En las primeras clases de proyectos que tuve en la escuela me enseñaron muchas tipografías, muchos garabatos, y me dijeron que mi primer proyecto sería desarrollar mi firma, algo que tuviese mi nombre o con lo que me sintiese identificada. Por medio de “mi primer proyecto” me reconocerían. Yo sinceramente no entendía nada. ¡Pensaba que la carrera de arquitectura era para hacer edificios!
Ya lo hicieron en algún momento maestros como Le Corbusier o Mies, como si del mayor proyecto que fuesen a tener en su vida se tratase. Y eso era lo que me decían, pero yo seguía sin entender el porqué.
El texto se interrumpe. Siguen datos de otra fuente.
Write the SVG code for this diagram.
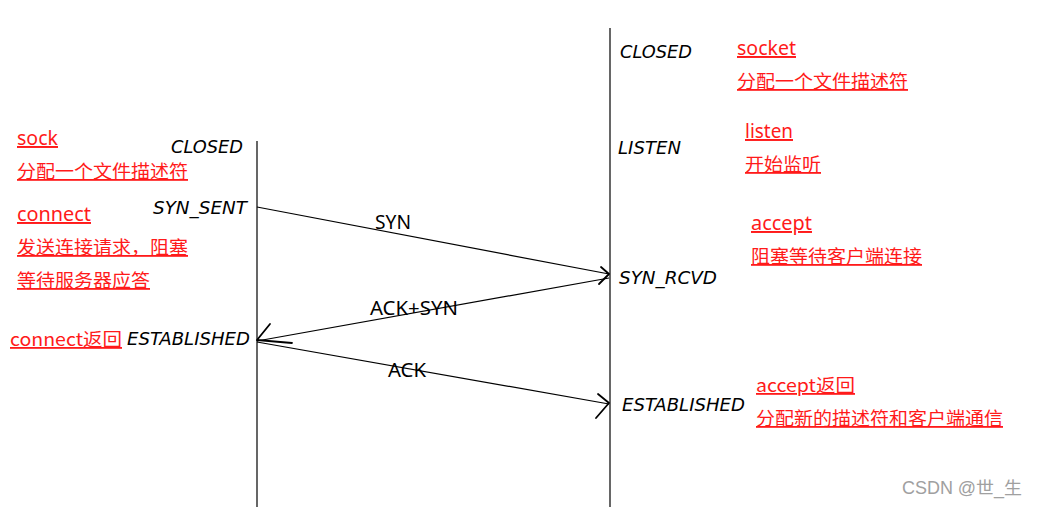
<svg xmlns="http://www.w3.org/2000/svg" width="1038" height="507" viewBox="0 0 1038 507">
<style>
.st{font-family:"DejaVu Sans","Liberation Sans",sans-serif;font-style:italic;font-size:17px;fill:#000}
.rd{font-family:"Noto Sans CJK SC","Noto Sans",sans-serif;font-size:18px;fill:#ff1a1a;text-decoration:underline}
.rl{font-family:"Noto Sans","Noto Sans CJK SC",sans-serif;font-size:19.5px;fill:#ff1a1a;text-decoration:underline}
.lb{font-family:"Noto Sans","Noto Sans CJK SC",sans-serif;font-size:19px;fill:#000}
.ln{stroke:#000;stroke-width:1.2;fill:none}
.ah{stroke:#000;stroke-width:1.8;fill:none;stroke-linecap:round;stroke-linejoin:round}
</style>
<rect width="1038" height="507" fill="#fff"/>
<g id="client-line"><line class="ln" x1="257" y1="141" x2="257" y2="507"/></g>
<g id="server-line"><line class="ln" x1="610" y1="28" x2="610" y2="507"/></g>
<g id="client-states">
<text class="st" x="171" y="153" textLength="72" lengthAdjust="spacingAndGlyphs">CLOSED</text>
<text class="st" x="153" y="214" textLength="94" lengthAdjust="spacingAndGlyphs">SYN_SENT</text>
<text class="st" x="127" y="345" textLength="123" lengthAdjust="spacingAndGlyphs">ESTABLISHED</text>
</g>
<g id="server-states">
<text class="st" x="620" y="58" textLength="72" lengthAdjust="spacingAndGlyphs">CLOSED</text>
<text class="st" x="618" y="154" textLength="63" lengthAdjust="spacingAndGlyphs">LISTEN</text>
<text class="st" x="619" y="284" textLength="98" lengthAdjust="spacingAndGlyphs">SYN_RCVD</text>
<text class="st" x="622" y="411" textLength="123" lengthAdjust="spacingAndGlyphs">ESTABLISHED</text>
</g>
<g id="client-notes">
<text class="rl" x="17" y="145" textLength="41" lengthAdjust="spacingAndGlyphs">sock</text>
<text class="rd" x="17" y="178" textLength="171" lengthAdjust="spacingAndGlyphs">分配一个文件描述符</text>
<text class="rl" x="17" y="221" textLength="74" lengthAdjust="spacingAndGlyphs">connect</text>
<text class="rd" x="17" y="254" textLength="171" lengthAdjust="spacingAndGlyphs">发送连接请求，阻塞</text>
<text class="rd" x="17" y="287" textLength="133" lengthAdjust="spacingAndGlyphs">等待服务器应答</text>
<text class="rd" x="10" y="346" textLength="112" lengthAdjust="spacingAndGlyphs">connect返回</text>
</g>
<g id="server-notes">
<text class="rl" x="737" y="55" textLength="59" lengthAdjust="spacingAndGlyphs">socket</text>
<text class="rd" x="737" y="88" textLength="171" lengthAdjust="spacingAndGlyphs">分配一个文件描述符</text>
<text class="rl" x="745" y="138" textLength="48" lengthAdjust="spacingAndGlyphs">listen</text>
<text class="rd" x="745" y="171" textLength="76" lengthAdjust="spacingAndGlyphs">开始监听</text>
<text class="rl" x="751" y="230" textLength="61" lengthAdjust="spacingAndGlyphs">accept</text>
<text class="rd" x="751" y="263" textLength="171" lengthAdjust="spacingAndGlyphs">阻塞等待客户端连接</text>
<text class="rd" x="756" y="392" textLength="99" lengthAdjust="spacingAndGlyphs">accept返回</text>
<text class="rd" x="756" y="425" textLength="247" lengthAdjust="spacingAndGlyphs">分配新的描述符和客户端通信</text>
</g>
<g id="connectors">
<line class="ln" x1="257" y1="207" x2="609" y2="274"/>
<polyline class="ah" points="601,267 609,274 599,284"/>
<text class="lb" x="375" y="229" textLength="36" lengthAdjust="spacingAndGlyphs">SYN</text>
<line class="ln" x1="609" y1="278" x2="257" y2="341"/>
<polyline class="ah" points="270,324 257,340 292,343"/>
<text class="lb" x="370" y="315" textLength="88" lengthAdjust="spacingAndGlyphs">ACK+SYN</text>
<line class="ln" x1="257" y1="342" x2="609" y2="404"/>
<polyline class="ah" points="598,394 609,403 596,418"/>
<text class="lb" x="388" y="377" textLength="38" lengthAdjust="spacingAndGlyphs">ACK</text>
</g>
<g id="watermark"><text x="902" y="494" textLength="120" lengthAdjust="spacingAndGlyphs" style="font-family:'Liberation Sans','Noto Sans CJK SC',sans-serif;font-size:17.5px;fill:#a0a0a0">CSDN @世_生</text></g>
</svg>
En algún momento de la vida, cualquier arquitecto vende con su firma un poquito de él mismo. Su responsabilidad, su prestigio y en parte su arte. Digo en parte puesto que no es él mismo quien crea la arquitectura, si no quien diseña y dirige como debe realizarse. Un artista en cambio, por medio de su firma aspira a ser reconocido y deposita en ella su talento.
El problema viene cuando tu arte no depende de ti mismo, sino de otras personas a las que hay que controlar, organizar y revisar para que “su arte” (por ellos realizado) quede tal y como tú lo imaginabas (por ti creado).
Un arduo proceso durante el cual hay muchos y diferentes tipos de enfrentamientos que, a la vez dice mucho de la persona con la que se trabaja y a la cual has decidido contratar. Dicen que con la escritura y la firma de una persona se llega a saber mucho sobre ella. Incluso podríamos sentirnos identificados.